:: What to work on ::
Begin with the first line of the material and copy each line word for word through the line that contains "import * as"; the pictures are left out.

:: Provided material ::
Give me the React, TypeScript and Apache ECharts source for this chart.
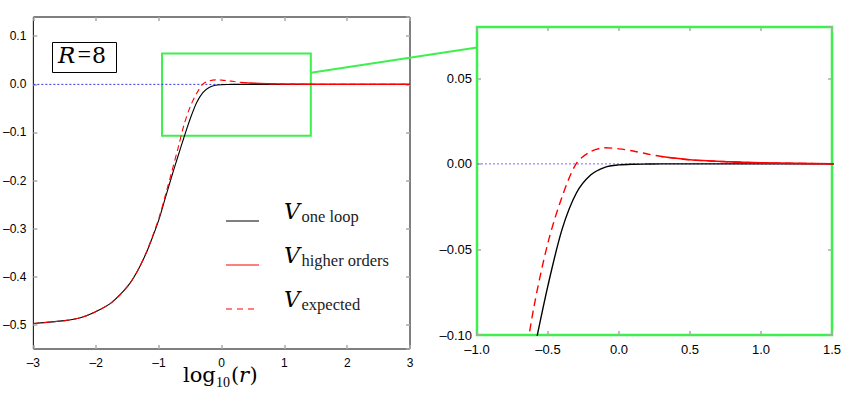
import React, { useEffect, useRef } from "react";
import * as echarts from "echarts";

// log10(r) sample positions
const xs = [-3, -2.5, -2.25, -2, -1.75, -1.5, -1.35, -1.2, -1.1, -1.0, -0.9, -0.8, -0.7, -0.6, -0.5, -0.4, -0.3, -0.2, -0.1, 0, 0.1, 0.2, 0.3, 0.5, 0.75, 1.0, 1.25, 1.5, 2, 2.5, 3];
const vOneLoop = [-0.497, -0.491, -0.485, -0.472, -0.453, -0.420, -0.390, -0.350, -0.317, -0.281, -0.237, -0.193, -0.151, -0.110, -0.071, -0.038, -0.017, -0.0065, -0.002, -0.0006, -0.0002, -0.0001, 0, 0, 0, 0, 0, 0, 0, 0, 0];
const vHigher = [null, null, null, null, null, null, null, null, null, null, null, null, null, null, null, null, null, null, null, null, null, null, 0.0043, 0.0024, 0.0013, 0.0006, 0.0003, 0.0001, 0, 0, 0];
const vExpected = [-0.497, -0.491, -0.485, -0.472, -0.453, -0.420, -0.390, -0.349, -0.315, -0.278, -0.232, -0.184, -0.135, -0.084, -0.046, -0.019, 0.0003, 0.0072, 0.0094, 0.0088, 0.0075, 0.0058, 0.0043, 0.0024, 0.0013, 0.0006, 0.0003, 0.0001, 0, 0, 0];

const mainX = [-3, 3];
const mainY = [-0.55, 0.14];
const zoomX = [-1.0, 1.5];
const zoomY = [-0.1, 0.08];
const zoomBoxFrom = [-0.95, 0.064];
const zoomBoxTo = [1.42, -0.107];
const connectorFrom = [1.42, 0.024];
const connectorTo = [-1.0, 0.068];

const legendLabels = ["one loop", "higher orders", "expected"];

const GREEN = "#3ef04e";
const RED = "#ff0000";
const SANS = "'Liberation Sans', Arial, Helvetica, sans-serif";
const SERIF = "'Liberation Serif', 'Times New Roman', serif";
const WIDE_SERIF = "'DejaVu Serif', serif";

const pairs = (ys: (number | null)[]) => xs.map((x, i) => [x, ys[i]]);
const dash = (s: string) => s.replace("-", "\u2013");

export default function App() {
  const ref = useRef<HTMLDivElement>(null);
  useEffect(() => {
    if (!ref.current) return;
    const chart = echarts.init(ref.current, undefined, { renderer: "svg" });
    const tickStyle = { show: true, inside: true, length: 4, lineStyle: { color: "#aaaaaa", width: 1.5 } };
    const xAx = (grid: number, pos: string, min: number, max: number, interval: number, labels: boolean, fmt: (v: number) => string, fs: number, margin: number) => ({
      type: "value", gridIndex: grid, position: pos, min, max, interval,
      axisLine: { show: false, onZero: false }, splitLine: { show: false },
      axisTick: tickStyle,
      axisLabel: { show: labels, formatter: fmt, color: "#000", fontFamily: SANS, fontSize: fs, margin },
    });
    const fmtInt = (v: number) => dash(String(Math.round(v)));
    const fmt1 = (v: number) => dash(v.toFixed(1));
    const fmtY1 = (v: number) => (Math.abs(v * 10 - Math.round(v * 10)) < 1e-6 ? dash(v.toFixed(1)) : "");
    const fmtY2 = (v: number) => (Math.abs(v * 20 - Math.round(v * 20)) < 1e-6 ? dash(v.toFixed(2)) : "");

    const yAx = (grid: number, pos: string, min: number, max: number, interval: number | undefined, labels: boolean, fmt: (v: number) => string, fs: number, margin: number) => ({
      type: "value", gridIndex: grid, position: pos, min, max, interval, splitNumber: 7,
      axisLine: { show: false, onZero: false }, splitLine: { show: false },
      axisTick: tickStyle,
      axisLabel: { show: labels, formatter: fmt, color: "#000", fontFamily: SANS, fontSize: fs, margin, showMaxLabel: false, showMinLabel: pos === "left" && grid === 1 ? true : false },
    });

    const seriesFor = (xi: number, yi: number, big: boolean) => [
      {
        type: "line", xAxisIndex: xi, yAxisIndex: yi, showSymbol: false, silent: true,
        data: [[mainX[0], 0], [mainX[1], 0]],
        lineStyle: { color: big ? "#7a6cff" : "#3030e8", width: 1, type: [2, 2] },
        markArea: big ? undefined : {
          silent: true,
          itemStyle: { color: "rgba(0,0,0,0)", borderColor: GREEN, borderWidth: 2 },
          data: [[{ coord: zoomBoxFrom }, { coord: zoomBoxTo }]],
        },
      },
      {
        type: "line", xAxisIndex: xi, yAxisIndex: yi, showSymbol: false, smooth: 0.3, silent: true,
        data: pairs(vOneLoop), lineStyle: { color: "#000", width: big ? 1.4 : 1.1 },
      },
      {
        type: "line", xAxisIndex: xi, yAxisIndex: yi, showSymbol: false, smooth: 0.3, silent: true, connectNulls: false,
        data: pairs(vHigher), lineStyle: { color: RED, width: big ? 1.6 : 1.3 },
      },
      {
        type: "line", xAxisIndex: xi, yAxisIndex: yi, showSymbol: false, smooth: 0.3, silent: true,
        data: pairs(vExpected), lineStyle: { color: RED, width: big ? 1.4 : 1.1, type: big ? [8, 5] : [6, 4] },
      },
    ];

    chart.setOption({
      animation: false,
      grid: [
        { left: 33, top: 17, width: 377, height: 332, show: true, borderColor: "#000", borderWidth: 1, backgroundColor: "transparent" },
        { left: 477, top: 27, width: 355, height: 308, show: true, borderColor: GREEN, borderWidth: 2.5, backgroundColor: "transparent" },
      ],
      xAxis: [
        xAx(0, "bottom", mainX[0], mainX[1], 1, true, fmtInt, 12, 8),
        xAx(0, "top", mainX[0], mainX[1], 1, false, fmtInt, 12, 8),
        xAx(1, "bottom", zoomX[0], zoomX[1], 0.5, true, fmt1, 13, 8),
        xAx(1, "top", zoomX[0], zoomX[1], 0.5, false, fmt1, 13, 8),
      ],
      yAxis: [
        yAx(0, "left", mainY[0], mainY[1], undefined, true, fmtY1, 12, 7),
        yAx(0, "right", mainY[0], mainY[1], undefined, false, fmtY1, 12, 7),
        yAx(1, "left", zoomY[0], zoomY[1], 0.05, true, fmtY2, 13, 5),
        yAx(1, "right", zoomY[0], zoomY[1], 0.05, false, fmtY2, 13, 5),
      ],
      series: [...seriesFor(0, 0, false), ...seriesFor(2, 2, true)],
    });

    const p1 = chart.convertToPixel({ xAxisIndex: 0, yAxisIndex: 0 }, connectorFrom) as number[];
    const p2 = chart.convertToPixel({ xAxisIndex: 2, yAxisIndex: 2 }, connectorTo) as number[];

    const txt = (text: string, x: number, baseline: number, size: number, italic = false, family = SERIF, extra: any = {}) => ({
      type: "text", x, y: baseline - 0.34 * size, silent: true,
      style: { text, fontFamily: family, fontSize: size, fontStyle: italic ? "italic" : "normal", fill: "#000", verticalAlign: "middle", align: "left", ...extra },
    });

    const legendY = [221, 265, 309];
    const legendGraphics: any[] = [];
    legendLabels.forEach((lab, i) => {
      const y = legendY[i];
      legendGraphics.push({
        type: "line", silent: true,
        shape: { x1: 226, y1: y, x2: 259, y2: y },
        style: { stroke: i === 0 ? "#000" : RED, lineWidth: 1.2, lineDash: i === 2 ? [6, 5] : null },
      });
      legendGraphics.push(txt("V", 284, y - 2, 22, true, WIDE_SERIF));
      legendGraphics.push(txt(lab, 301.5, y + 1.5, 16.5, false, SERIF, { fill: "#222" }));
    });

    chart.setOption({
      graphic: [
        {
          type: "line", silent: true,
          shape: { x1: p1[0], y1: p1[1], x2: p2[0], y2: p2[1] },
          style: { stroke: GREEN, lineWidth: 2 },
        },
        {
          type: "rect", silent: true,
          shape: { x: 52.5, y: 42.5, width: 64, height: 30 },
          style: { fill: "#fff", stroke: "#000", lineWidth: 1 },
        },
        txt("R", 58, 63, 23, true, WIDE_SERIF),
        txt("=", 77.5, 62, 24),
        txt("8", 92, 63, 22, false, WIDE_SERIF),
        ...legendGraphics,
        txt("log", 183, 382, 21, false, WIDE_SERIF),
        txt("10", 216, 387.5, 14),
        txt("(", 231, 382, 21, false, WIDE_SERIF),
        txt("r", 239, 382, 21, true, WIDE_SERIF),
        txt(")", 249.5, 382, 21, false, WIDE_SERIF),
      ],
    });

    return () => chart.dispose();
  }, []);
  return <div ref={ref} style={{ position: "fixed", left: 0, top: 0, width: 857, height: 398, background: "#fff" }} />;
}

:: Answer for this exercise ::
Give me the React, TypeScript and Apache ECharts source for this chart.
import React, { useEffect, useRef } from "react";
import * as echarts from "echarts";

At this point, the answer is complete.